Posts Tagged ‘fish flies’

How to live with fish flies …

Wednesday, June 24th, 2009
The female fish fly lays an average of 4,000 eggs on the surface of the water.

The female fish fly lays an average of 4,000 eggs on the surface of the water.

If you live near a lake or river in Windsor-Essex County, chances are you’re battling fish flies. Interesting to read in The Windsor Star how people are coping with them: some are power-washing them off their buildings — even filling three wheelbarrows full! — while others are just leaving the flies sit where they land until fish fly season ends.

So far, I’ve only had a dozen or so fish flies stick to my lakefront house in Leamington, most of them on the roadside of the house, where there is a lantern on my front lawn (fish flies are attracted by lights). Inside the house, I’ve been careful to keep the lights off, even watching a bit of TV in the dark!

According to University of Windsor biology graduate student Ellen Green, we are only into Week 1 of a three-week fish fly mating season. If you see big blobs of brownish stuff on the surface of the water near shorelines, that’s probably fish fly eggs: after mating, the females head to the water to lay about 4,000 eggs each! The eggs then sink to the bottom, where they hatch. The first evolution of the newly hatched fish fly will camp out in the sediment for up to two years before beginning its journey to the surface and out of the water for the in-air mating dance.

As a newcomer to Leamington, I had been warned by locals that these shad fly-like creatures stink like dead fish when you power-wash them off the house.  When I confirmed this fact with a nearby neighbour, he told me there’s a way around that: don’t power wash!

How to keep your house free of fish flies then? Here’s Don’s no-stench solution: blow them off with a leaf blower!

Since I don’t own a leaf blower (and can’t stand the gazillion-decibel racket they make), I think I will join Riverside Drive businessman Eduard Meyer and just leave the fish flies where they land. The poor things only live about three days anyway.

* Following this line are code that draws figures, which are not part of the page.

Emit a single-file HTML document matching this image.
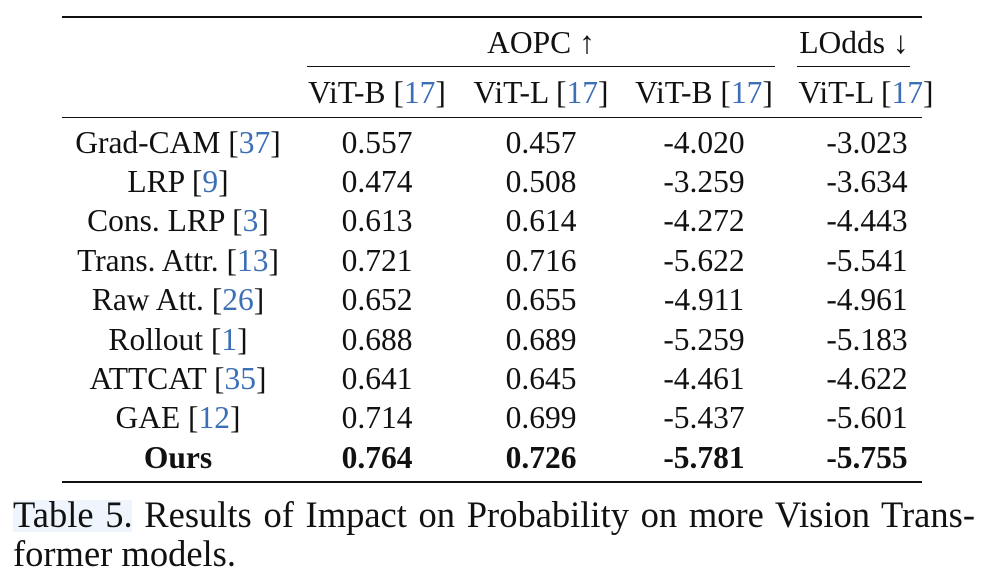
<!DOCTYPE html>
<html><head><meta charset="utf-8"><style>
body{margin:0;width:1005px;height:581px;background:#fff;position:relative;overflow:hidden;font-family:"Liberation Serif",serif;color:#111}
.t{position:absolute;font-size:31.5px;white-space:nowrap;transform:translateX(-50%);line-height:1}
.r{position:absolute;background:#111}
.c{color:#3b6fb6}
.cap{position:absolute;left:13px;width:962px;font-size:36.5px;line-height:39px;text-align:justify;text-align-last:justify;white-space:nowrap}
</style></head><body>
<div class="r" style="left:62px;top:16px;width:860px;height:2px"></div>
<div class="t" style="left:541px;top:27px">AOPC ↑</div>
<div class="t" style="left:854px;top:27px">LOdds ↓</div>
<div class="r" style="left:307px;top:66px;width:468px;height:1px"></div>
<div class="r" style="left:797px;top:66px;width:113px;height:1px"></div>
<div class="t" style="left:377px;top:77px">ViT-B [<span class="c">17</span>]</div>
<div class="t" style="left:541px;top:77px">ViT-L [<span class="c">17</span>]</div>
<div class="t" style="left:704px;top:77px">ViT-B [<span class="c">17</span>]</div>
<div class="t" style="left:866px;top:77px">ViT-L [<span class="c">17</span>]</div>
<div class="r" style="left:62px;top:117px;width:860px;height:1px"></div>
<div id="rows"></div>
<div class="r" style="left:62px;top:481px;width:860px;height:2px"></div>
<div style="position:absolute;left:13px;top:500px;width:119px;height:32px;background:#eef5fd"></div>
<div class="cap" style="top:495px">Table 5. Results of Impact on Probability on more Vision Trans-</div>
<div class="cap" style="top:534px;text-align-last:left">former models.</div>
<script>
const methods=["Grad-CAM","LRP","Cons. LRP","Trans. Attr.","Raw Att.","Rollout","ATTCAT","GAE","Ours"];
const refs=["37","9","3","13","26","1","35","12",""];
const vitbAopc=["0.557","0.474","0.613","0.721","0.652","0.688","0.641","0.714","0.764"];
const vitlAopc=["0.457","0.508","0.614","0.716","0.655","0.689","0.645","0.699","0.726"];
const vitbLodds=["-4.020","-3.259","-4.272","-5.622","-4.911","-5.259","-4.461","-5.437","-5.781"];
const vitlLodds=["-3.023","-3.634","-4.443","-5.541","-4.961","-5.183","-4.622","-5.601","-5.755"];
const cols=[178,377,541,704,867];
const host=document.getElementById('rows');
methods.forEach((m,i)=>{
  const y=126.5+i*39.4;
  const bold=i===methods.length-1;
  const vals=[m,vitbAopc[i],vitlAopc[i],vitbLodds[i],vitlLodds[i]];
  vals.forEach((v,j)=>{
    const d=document.createElement('div');
    d.className='t';
    d.style.left=cols[j]+'px';d.style.top=y+'px';
    if(j===0&&refs[i]){d.innerHTML=v+' [<span class="c">'+refs[i]+'</span>]';}
    else d.textContent=v;
    if(bold)d.style.fontWeight='bold';
    
    
    host.appendChild(d);
  });
});
</script>
</body></html>
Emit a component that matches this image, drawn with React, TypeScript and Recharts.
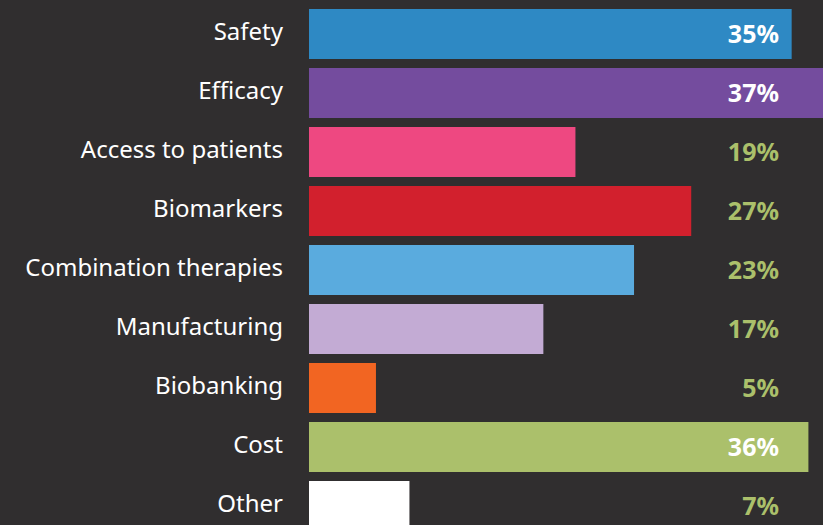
import { BarChart, Bar, XAxis, YAxis, Cell, LabelList } from 'recharts';

// categories, top to bottom
const categories = [
  'Safety',
  'Efficacy',
  'Access to patients',
  'Biomarkers',
  'Combination therapies',
  'Manufacturing',
  'Biobanking',
  'Cost',
  'Other',
];

// share of respondents (%)
const values = [34.6, 37.2, 19.1, 27.4, 23.3, 16.8, 4.8, 35.8, 7.2];

const barColors = [
  '#2e89c4',
  '#744c9e',
  '#ee4881',
  '#d2202d',
  '#5aabde',
  '#c3abd4',
  '#f26522',
  '#abc06b',
  '#ffffff',
];

const BG = '#302e2f';
const GREEN = '#abc06b';

const data = categories.map((name, i) => ({
  name,
  value: values[i],
  color: barColors[i],
}));

// value labels sit in one column on the right; white when the bar runs under them
const ValueLabel = (props: any) => {
  const { x, y, height, value } = props;
  const onBar = value > 30;
  return (
    <text
      x={x + 470}
      y={y + height / 2 - 1}
      textAnchor="end"
      dominantBaseline="central"
      fill={onBar ? '#ffffff' : GREEN}
      fontSize={25}
      fontWeight={700}
      fontFamily="'Noto Sans', sans-serif"
    >
      {Math.round(value)}%
    </text>
  );
};

export default function App() {
  return (
    <div
      style={{
        position: 'absolute',
        top: 0,
        left: 0,
        width: 823,
        height: 525,
        overflow: 'hidden',
        background: BG,
      }}
    >
      <BarChart
        width={867}
        height={540}
        data={data}
        layout="vertical"
        margin={{ top: 4, right: 0, bottom: 5, left: 0 }}
      >
        <XAxis type="number" domain={[0, 40]} hide />
        <YAxis
          type="category"
          dataKey="name"
          width={309}
          axisLine={false}
          tickLine={false}
          tickSize={0}
          tickMargin={26}
          interval={0}
          tick={{
            fill: '#ffffff',
            fontSize: 24,
            dy: -2,
            fontFamily: "'Noto Sans', sans-serif",
          }}
        />
        <Bar dataKey="value" barSize={50} isAnimationActive={false}>
          {data.map((d) => (
            <Cell key={d.name} fill={d.color} />
          ))}
          <LabelList dataKey="value" content={ValueLabel} />
        </Bar>
      </BarChart>
    </div>
  );
}
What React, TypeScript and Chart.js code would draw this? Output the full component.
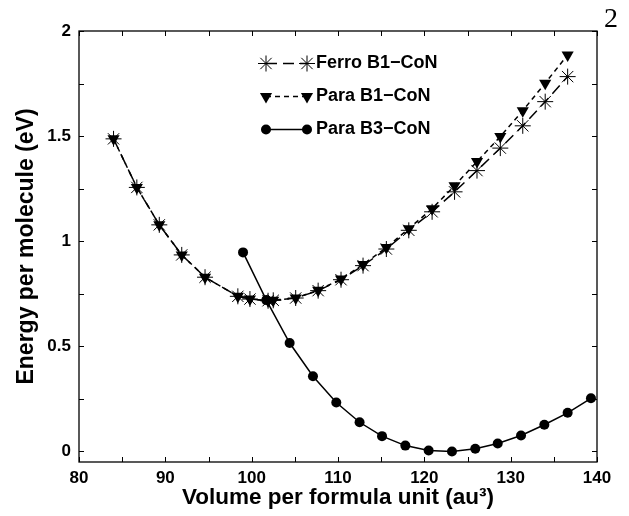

After that, they’ll dry out under the beating sun, turn to dust and blow away … until next season!

A Welcome Wagon full of flies

Saturday, May 23rd, 2009

When I woke up and the gazillions of Sturgeon Creek flies (those brain-challenged flies that look like mosquitoes on steroids) that had been clinging to the road side of my new house for three days were almost gone, I thought maybe the neighbours were exaggerating about this two-week fly horror.

Well, they were right.  It was when I opened the curtains to the sliding doors on the lakeside of my little rancher that I realized — they’re baaaaaack!!  There were so many of them that I could barely see out the windows. Even the deck and the picnic table on it were covered in flies!

Welcome to lakeside living, said my new hairdresser, Brad, the owner of Salon 22 in Kingsville. From my description, though, it seems there are more flies at my house in Leamington than down the road in Kingsville. Of course, everyone in the salon was only too eager to regale this newcomer to Lake Erie living with tales of worse to come. They said gigantic fish flies (some call them June bugs) will arrive any time now — and could blanket my house for up to 4 weeks!  Bonus: they stink like dead fish!

For someone who likes a clean house, lakeside living is becoming an eye-opener.  I thought the spiders and their web-building games were a nuisance.  But at least I could sweep the webs away with a scoping broom (I have since been informed I should call Butch to spray for spiders twice a year). With the Sturgeon Creek flies, I have determined that a power washer is the only thing to get their dead carcasses — and green poop — off my light blue siding and white window sills.

I might need extra tools in my cleaning arsenal, but I figure it’s all worth it to live by the lake.  After all, that’s why I moved to Leamington.  So bring on the fish flies — I’m armed and ready!

If anyone knows any tricks to keep all those flies away, please let me know.